In other news Lilah is almost on the way to crawling (in fact, Daisy claimed she crawled today, but I could not independently verify this claim). If you put her on her stomach on the floor she randomly moves her way over a ~4 foot area over the course of half an hour, but never in the direction she tries (it's actually somewhat sad to watch: if she really really really wants something right out of her reach she struggles and struggles to get to it and moves herself backwards all the while). If she's on the slick counter top she can definitely spin towards anything that she wants (usually a very startled cat).

Day 180 (3 Jan 2006): Oh hey and did I mention the new sleep regime? In mid-December we decided it was time to instill some discipline on the little beast. She has been having a last feeding around 9:30 and I asked some friends when they transitioned their children to an earlier bed time. They looked at me like I was nuts. Apparently everyone else has problems on the other end. The kids go to sleep early but don't sleep all night. Lilah would stay awake later and sleep all night. We, of course, want it all. So we started trying more of the routine, which now goes something like this: about 8:15, Lilah gets a bath (every other day, really). By 8:30 she gets fed. By 9 she has had some books read to her and she is in bed. The trick turned out to be to put her to bed while she is awake, which we were avoiding before. When she was up until 10pm she would fall asleep at her last feeding. Now she is groggy but awake when we put her down at 8:40-9:00. She sometimes sits and talks to herself and even once or twice (at the begining) cried out, but within about 15 minutes she is sound asleep. We thought we were going to be in for the dreaded let-her-cry-it-out routine, but the only night it was really bad was one night near the begining when we had friends over and a bottle of wine. We figured that was the best solution. Sit and drink and talk to friends and ignore the child. Worked like a charm. And now look how consist her bedtimes are (other than last night.....)

Day 179 (2 Jan 2006): Time for the New Year and an update on this month's Lilah.
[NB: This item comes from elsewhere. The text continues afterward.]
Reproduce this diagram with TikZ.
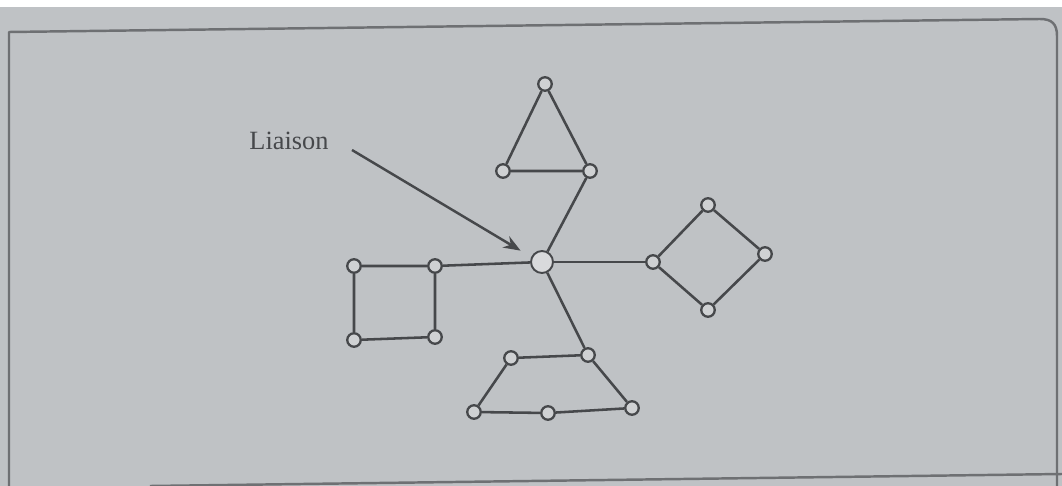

This months had some good moments, some sad moments, a slew of firsts, and a couple of lasts. In no particular order:

  • Teething? Lilah is still a genial baby, so we keep fearing that a tooth will finally mess everything up. There was some discussion back around Thanksgiving time about teeth. As of December 31st there were no teeth whatsoever. But as of January 1st everything has changed. No more speculation, no more idle chat. It's a tooth, clear and simple. Now when she bites down with the powerful jaws you are no longer gummed to death. You are gummed-plus-one-tooth to death. A fate to be feared.
  • Lilah is sitting up, mostly. She can sit for minutes at a time, but all sitting sessions end with some sort of crash (well, not really, because I am always here to catch her when she falls. like a cheesy top 40 song or something. but she WOULD fall without me there). Often it is just a sideways topple, but if there is an object in front of her that she can't quite get to she will instead do a lunge that leaves her with a high speed face plant. Not tragic when on the bed, but do it a few more times on the counter top, Lilah, and that button nose of yours will be permanent. Note to readers: ok, I really don't let her do the face plants. But she would, given the change.
  • Lilah loves to jump and bounce. She's always been a good stander, but in the past month I was worried that she was somehow losing it. But what really is happening is that as soon as she is standing she wants to bounce up and down and jump, which, when you're holder her, seems much like legs collapsing under her weight, which was what happened back at month 3.
  • One week ago, Lilah completed her first full sentence. Diane and I went in in the morning to get her out of bed, she rolled over, looked up, smiled her toothless smile, and said "hi dada" to which I instantly responded "hi Lilah" and Diane was agast. Until Lilah then said "bla bla blu da da di da bli bli da da ah ah ooooo eee bleee ac." Approximately. I suspect that that was a full sentence, too, but I couldn't translate that one as quickly.
  • Lilah is now eating solid food! Or, more precisely, we sneak mush into her mouth when she is not looking and she can't spit it out so she swallows it. On the bad list: rice cereal. green beans. OK list: oatmeal. Possibly good list: peas. The peas were broken out today for the first time and Lilah actually opened her mouth as if she even wanted to eat!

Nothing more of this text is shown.